*Data block:*
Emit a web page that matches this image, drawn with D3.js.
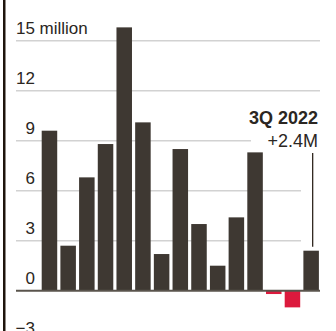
<!DOCTYPE html>
<html><head><meta charset="utf-8">
<script src="https://cdn.jsdelivr.net/npm/d3@7"></script>
<style>
html,body{margin:0;padding:0;background:#fff;}
svg{display:block;}
text{font-family:"Liberation Sans",Arial,sans-serif;fill:#2b2622;}
</style></head>
<body>
<svg id="c" width="336" height="331"></svg>
<script>
const categories = ["1Q 2019","2Q 2019","3Q 2019","4Q 2019","1Q 2020","2Q 2020","3Q 2020","4Q 2020","1Q 2021","2Q 2021","3Q 2021","4Q 2021","1Q 2022","2Q 2022","3Q 2022"];
const values = [9.6, 2.7, 6.8, 8.8, 15.8, 10.1, 2.2, 8.5, 4.0, 1.5, 4.4, 8.3, -0.2, -1.0, 2.4];
const tickValues = [-3, 0, 3, 6, 9, 12, 15];
const tickLabels = ["\u22123", "0", "3", "6", "9", "12", "15"];
const unitLabel = "million";
const annotTitle = "3Q 2022";
const annotValue = "+2.4M";

const svg = d3.select("#c");
const x = d3.scaleBand().domain(categories).range([41.7, 318.9]).paddingInner(0.17).paddingOuter(0);
const y = d3.scaleLinear().domain([-3, 15]).range([340.7, 40.7]);

const gridLeft = 16, gridRight = 320;
const lastCat = categories[categories.length - 1];
const leaderX = x(lastCat) + x.bandwidth() * 0.6;

// left rule
svg.append("rect").attr("x", 3).attr("y", 0).attr("width", 2.5).attr("height", 331).attr("fill", "#1e140c");

// gridlines
const gridEnd = v => {
  if (v === 9) return 251;
  if (v === 6 || v === 3) return 301;
  return gridRight;
};
svg.append("g").selectAll("line").data(tickValues.filter(v => v !== 0)).join("line")
  .attr("x1", gridLeft).attr("x2", d => gridEnd(d))
  .attr("y1", d => y(d)).attr("y2", d => y(d))
  .attr("stroke", "#d2d2d2").attr("stroke-width", 1.5);

// tick labels
const lbl = svg.append("g");
tickValues.forEach((v, i) => {
  lbl.append("text").attr("x", 35).attr("y", y(v) - 6.3)
    .attr("text-anchor", "end").attr("font-size", 17).text(tickLabels[i]);
});
lbl.append("text").attr("x", 39.5).attr("y", y(15) - 6.3)
  .attr("font-size", 17).text(unitLabel);

// bars
svg.append("g").selectAll("rect").data(values).join("rect")
  .attr("x", (d, i) => x(categories[i]))
  .attr("width", x.bandwidth())
  .attr("y", d => y(Math.max(0, d)))
  .attr("height", d => Math.abs(y(d) - y(0)))
  .attr("fill", d => d < 0 ? "#dc1a3d" : "#3e3832");

// zero line
svg.append("line").attr("x1", gridLeft).attr("x2", gridRight)
  .attr("y1", y(0)).attr("y2", y(0)).attr("stroke", "#5a544c").attr("stroke-width", 2);

// annotation
svg.append("text").attr("x", 318).attr("y", 124).attr("text-anchor", "end")
  .attr("font-size", 18).attr("font-weight", "bold").text(annotTitle);
svg.append("text").attr("x", 318).attr("y", 147.3).attr("text-anchor", "end")
  .attr("font-size", 18).text(annotValue);
svg.append("line").attr("x1", leaderX).attr("x2", leaderX)
  .attr("y1", 153).attr("y2", y(values[values.length - 1]) - 4)
  .attr("stroke", "#1e140c").attr("stroke-width", 1.2);
</script>
</body></html>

*Task prompt:* Set the data above down again exactly as given, with no pictures.

*Task solution:*
Emit a web page that matches this image, drawn with D3.js.
<!DOCTYPE html>
<html><head><meta charset="utf-8">
<script src="https://cdn.jsdelivr.net/npm/d3@7"></script>
<style>
html,body{margin:0;padding:0;background:#fff;}
svg{display:block;}
text{font-family:"Liberation Sans",Arial,sans-serif;fill:#2b2622;}
</style></head>
<body>
<svg id="c" width="336" height="331"></svg>
<script>
const categories = ["1Q 2019","2Q 2019","3Q 2019","4Q 2019","1Q 2020","2Q 2020","3Q 2020","4Q 2020","1Q 2021","2Q 2021","3Q 2021","4Q 2021","1Q 2022","2Q 2022","3Q 2022"];
const values = [9.6, 2.7, 6.8, 8.8, 15.8, 10.1, 2.2, 8.5, 4.0, 1.5, 4.4, 8.3, -0.2, -1.0, 2.4];
const tickValues = [-3, 0, 3, 6, 9, 12, 15];
const tickLabels = ["\u22123", "0", "3", "6", "9", "12", "15"];
const unitLabel = "million";
const annotTitle = "3Q 2022";
const annotValue = "+2.4M";

const svg = d3.select("#c");
const x = d3.scaleBand().domain(categories).range([41.7, 318.9]).paddingInner(0.17).paddingOuter(0);
const y = d3.scaleLinear().domain([-3, 15]).range([340.7, 40.7]);

const gridLeft = 16, gridRight = 320;
const lastCat = categories[categories.length - 1];
const leaderX = x(lastCat) + x.bandwidth() * 0.6;

// left rule
svg.append("rect").attr("x", 3).attr("y", 0).attr("width", 2.5).attr("height", 331).attr("fill", "#1e140c");

// gridlines
const gridEnd = v => {
  if (v === 9) return 251;
  if (v === 6 || v === 3) return 301;
  return gridRight;
};
svg.append("g").selectAll("line").data(tickValues.filter(v => v !== 0)).join("line")
  .attr("x1", gridLeft).attr("x2", d => gridEnd(d))
  .attr("y1", d => y(d)).attr("y2", d => y(d))
  .attr("stroke", "#d2d2d2").attr("stroke-width", 1.5);

// tick labels
const lbl = svg.append("g");
tickValues.forEach((v, i) => {
  lbl.append("text").attr("x", 35).attr("y", y(v) - 6.3)
    .attr("text-anchor", "end").attr("font-size", 17).text(tickLabels[i]);
});
lbl.append("text").attr("x", 39.5).attr("y", y(15) - 6.3)
  .attr("font-size", 17).text(unitLabel);

// bars
svg.append("g").selectAll("rect").data(values).join("rect")
  .attr("x", (d, i) => x(categories[i]))
  .attr("width", x.bandwidth())
  .attr("y", d => y(Math.max(0, d)))
  .attr("height", d => Math.abs(y(d) - y(0)))
  .attr("fill", d => d < 0 ? "#dc1a3d" : "#3e3832");

// zero line
svg.append("line").attr("x1", gridLeft).attr("x2", gridRight)
  .attr("y1", y(0)).attr("y2", y(0)).attr("stroke", "#5a544c").attr("stroke-width", 2);

// annotation
svg.append("text").attr("x", 318).attr("y", 124).attr("text-anchor", "end")
  .attr("font-size", 18).attr("font-weight", "bold").text(annotTitle);
svg.append("text").attr("x", 318).attr("y", 147.3).attr("text-anchor", "end")
  .attr("font-size", 18).text(annotValue);
svg.append("line").attr("x1", leaderX).attr("x2", leaderX)
  .attr("y1", 153).attr("y2", y(values[values.length - 1]) - 4)
  .attr("stroke", "#1e140c").attr("stroke-width", 1.2);
</script>
</body></html>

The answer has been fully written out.